"""

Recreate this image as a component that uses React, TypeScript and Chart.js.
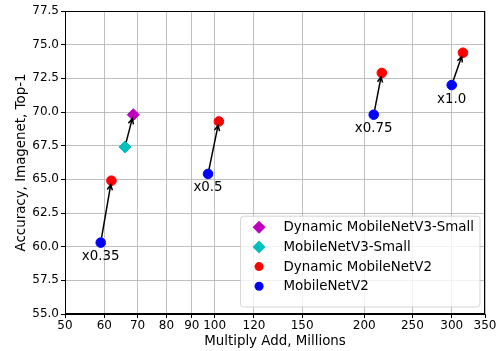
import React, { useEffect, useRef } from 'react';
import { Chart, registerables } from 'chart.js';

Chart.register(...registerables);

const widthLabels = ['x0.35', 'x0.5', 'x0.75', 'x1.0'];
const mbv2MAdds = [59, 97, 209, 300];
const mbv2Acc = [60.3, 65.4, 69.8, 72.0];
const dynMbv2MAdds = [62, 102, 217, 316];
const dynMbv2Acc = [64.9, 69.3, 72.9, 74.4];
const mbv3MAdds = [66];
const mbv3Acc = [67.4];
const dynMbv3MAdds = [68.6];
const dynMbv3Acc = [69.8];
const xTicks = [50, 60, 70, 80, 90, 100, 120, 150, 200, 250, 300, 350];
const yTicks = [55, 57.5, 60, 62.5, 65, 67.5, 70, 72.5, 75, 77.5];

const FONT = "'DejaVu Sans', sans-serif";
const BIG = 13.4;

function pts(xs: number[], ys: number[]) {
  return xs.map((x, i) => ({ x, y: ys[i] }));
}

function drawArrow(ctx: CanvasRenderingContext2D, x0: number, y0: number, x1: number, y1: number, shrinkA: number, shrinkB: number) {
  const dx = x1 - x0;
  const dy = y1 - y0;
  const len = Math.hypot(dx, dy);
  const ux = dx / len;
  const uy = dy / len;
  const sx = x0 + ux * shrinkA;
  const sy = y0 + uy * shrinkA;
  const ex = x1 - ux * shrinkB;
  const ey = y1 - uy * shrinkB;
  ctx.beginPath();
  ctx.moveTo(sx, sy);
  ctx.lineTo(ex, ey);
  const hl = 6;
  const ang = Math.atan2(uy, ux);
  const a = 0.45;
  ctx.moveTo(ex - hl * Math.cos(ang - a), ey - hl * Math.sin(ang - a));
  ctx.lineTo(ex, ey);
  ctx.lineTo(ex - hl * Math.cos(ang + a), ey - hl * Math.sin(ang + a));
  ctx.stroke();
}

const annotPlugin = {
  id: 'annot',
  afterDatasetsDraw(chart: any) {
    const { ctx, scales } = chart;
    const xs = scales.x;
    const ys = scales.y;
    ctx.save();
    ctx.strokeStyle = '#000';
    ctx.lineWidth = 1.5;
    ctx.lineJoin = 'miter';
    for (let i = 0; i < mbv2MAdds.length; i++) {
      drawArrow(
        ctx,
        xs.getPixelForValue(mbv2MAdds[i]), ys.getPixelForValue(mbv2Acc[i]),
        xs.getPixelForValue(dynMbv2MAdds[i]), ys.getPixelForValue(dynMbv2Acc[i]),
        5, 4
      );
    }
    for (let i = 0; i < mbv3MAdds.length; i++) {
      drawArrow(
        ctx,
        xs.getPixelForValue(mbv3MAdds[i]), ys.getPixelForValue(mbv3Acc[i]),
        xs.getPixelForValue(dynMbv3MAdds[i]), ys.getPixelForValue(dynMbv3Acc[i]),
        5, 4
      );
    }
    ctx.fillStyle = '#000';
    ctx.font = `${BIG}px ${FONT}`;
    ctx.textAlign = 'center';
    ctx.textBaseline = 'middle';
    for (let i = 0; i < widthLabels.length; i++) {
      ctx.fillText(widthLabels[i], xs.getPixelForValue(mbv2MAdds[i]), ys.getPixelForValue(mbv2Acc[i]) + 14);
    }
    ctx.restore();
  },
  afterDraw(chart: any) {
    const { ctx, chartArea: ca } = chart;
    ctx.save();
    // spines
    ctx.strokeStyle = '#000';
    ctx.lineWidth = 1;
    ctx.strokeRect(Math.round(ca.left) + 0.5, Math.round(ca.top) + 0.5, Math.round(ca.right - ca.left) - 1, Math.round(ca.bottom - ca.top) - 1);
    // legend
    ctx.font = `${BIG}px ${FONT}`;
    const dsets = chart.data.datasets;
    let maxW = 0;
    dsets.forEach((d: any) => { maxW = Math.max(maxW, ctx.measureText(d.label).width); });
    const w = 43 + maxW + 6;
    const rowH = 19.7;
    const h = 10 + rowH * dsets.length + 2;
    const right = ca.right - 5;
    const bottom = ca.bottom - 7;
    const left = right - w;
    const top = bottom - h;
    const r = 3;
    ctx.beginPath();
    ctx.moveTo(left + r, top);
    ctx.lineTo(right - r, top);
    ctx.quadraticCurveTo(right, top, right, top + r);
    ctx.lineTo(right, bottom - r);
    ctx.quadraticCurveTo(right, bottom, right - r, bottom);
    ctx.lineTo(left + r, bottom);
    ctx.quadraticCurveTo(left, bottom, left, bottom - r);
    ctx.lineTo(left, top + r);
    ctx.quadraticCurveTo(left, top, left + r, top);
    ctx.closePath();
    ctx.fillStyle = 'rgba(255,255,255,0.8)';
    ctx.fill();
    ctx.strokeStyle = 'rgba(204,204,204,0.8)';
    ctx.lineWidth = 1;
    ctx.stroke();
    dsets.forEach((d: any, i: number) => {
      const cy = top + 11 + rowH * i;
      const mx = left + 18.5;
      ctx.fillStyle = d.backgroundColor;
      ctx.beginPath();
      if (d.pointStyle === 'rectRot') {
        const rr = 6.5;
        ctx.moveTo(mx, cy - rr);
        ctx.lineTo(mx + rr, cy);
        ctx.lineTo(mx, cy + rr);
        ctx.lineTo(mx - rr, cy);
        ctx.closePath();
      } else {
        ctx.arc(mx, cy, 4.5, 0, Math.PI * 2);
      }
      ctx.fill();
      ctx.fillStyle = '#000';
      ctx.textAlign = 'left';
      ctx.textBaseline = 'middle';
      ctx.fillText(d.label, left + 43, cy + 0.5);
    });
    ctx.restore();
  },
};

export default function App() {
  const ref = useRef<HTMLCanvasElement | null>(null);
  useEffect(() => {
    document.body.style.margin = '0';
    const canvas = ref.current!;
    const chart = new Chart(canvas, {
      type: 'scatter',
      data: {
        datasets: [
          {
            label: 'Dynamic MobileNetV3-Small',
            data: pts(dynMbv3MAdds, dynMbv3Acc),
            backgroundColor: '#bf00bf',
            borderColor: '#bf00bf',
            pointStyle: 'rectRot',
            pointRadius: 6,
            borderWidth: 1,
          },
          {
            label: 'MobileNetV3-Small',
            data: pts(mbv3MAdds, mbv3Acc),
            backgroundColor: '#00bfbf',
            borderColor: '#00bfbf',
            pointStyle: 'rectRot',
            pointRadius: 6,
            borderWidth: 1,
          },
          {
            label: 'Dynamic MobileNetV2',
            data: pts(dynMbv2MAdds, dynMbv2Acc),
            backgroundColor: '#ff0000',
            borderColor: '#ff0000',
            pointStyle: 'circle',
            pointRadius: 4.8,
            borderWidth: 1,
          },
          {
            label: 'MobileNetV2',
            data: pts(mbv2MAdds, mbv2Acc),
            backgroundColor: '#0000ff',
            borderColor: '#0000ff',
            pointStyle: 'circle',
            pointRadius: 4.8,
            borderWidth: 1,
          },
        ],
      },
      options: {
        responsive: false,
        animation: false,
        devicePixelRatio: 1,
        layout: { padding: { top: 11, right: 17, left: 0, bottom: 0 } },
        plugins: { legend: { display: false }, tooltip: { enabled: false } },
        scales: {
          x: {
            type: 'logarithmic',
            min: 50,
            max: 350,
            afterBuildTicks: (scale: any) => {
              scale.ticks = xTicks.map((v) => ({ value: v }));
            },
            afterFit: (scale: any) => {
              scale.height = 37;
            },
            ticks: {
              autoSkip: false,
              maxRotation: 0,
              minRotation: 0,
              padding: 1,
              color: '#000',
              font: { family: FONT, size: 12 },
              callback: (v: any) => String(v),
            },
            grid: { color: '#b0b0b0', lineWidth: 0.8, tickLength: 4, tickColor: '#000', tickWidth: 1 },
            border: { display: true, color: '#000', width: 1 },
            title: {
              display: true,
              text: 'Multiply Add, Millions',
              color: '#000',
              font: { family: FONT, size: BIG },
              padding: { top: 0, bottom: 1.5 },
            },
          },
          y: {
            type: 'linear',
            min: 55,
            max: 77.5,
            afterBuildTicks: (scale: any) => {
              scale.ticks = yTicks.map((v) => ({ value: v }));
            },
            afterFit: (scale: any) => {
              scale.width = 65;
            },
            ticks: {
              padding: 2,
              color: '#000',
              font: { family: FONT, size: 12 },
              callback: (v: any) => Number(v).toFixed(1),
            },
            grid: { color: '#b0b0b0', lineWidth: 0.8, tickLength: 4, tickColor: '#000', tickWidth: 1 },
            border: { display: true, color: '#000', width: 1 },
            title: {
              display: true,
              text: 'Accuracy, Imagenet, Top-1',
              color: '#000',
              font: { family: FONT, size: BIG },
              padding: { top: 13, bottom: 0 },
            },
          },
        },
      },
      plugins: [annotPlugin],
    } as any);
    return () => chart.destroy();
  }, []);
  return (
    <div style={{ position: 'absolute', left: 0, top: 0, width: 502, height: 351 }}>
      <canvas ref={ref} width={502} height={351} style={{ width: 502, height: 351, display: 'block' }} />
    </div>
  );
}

"""

## Written task
Make an exact copy of the lines from the top of the material through the line with "72.5, 75, 77.5];", pictures excluded.

## Full output
Recreate this image as a component that uses React, TypeScript and Chart.js.
import React, { useEffect, useRef } from 'react';
import { Chart, registerables } from 'chart.js';

Chart.register(...registerables);

const widthLabels = ['x0.35', 'x0.5', 'x0.75', 'x1.0'];
const mbv2MAdds = [59, 97, 209, 300];
const mbv2Acc = [60.3, 65.4, 69.8, 72.0];
const dynMbv2MAdds = [62, 102, 217, 316];
const dynMbv2Acc = [64.9, 69.3, 72.9, 74.4];
const mbv3MAdds = [66];
const mbv3Acc = [67.4];
const dynMbv3MAdds = [68.6];
const dynMbv3Acc = [69.8];
const xTicks = [50, 60, 70, 80, 90, 100, 120, 150, 200, 250, 300, 350];
const yTicks = [55, 57.5, 60, 62.5, 65, 67.5, 70, 72.5, 75, 77.5];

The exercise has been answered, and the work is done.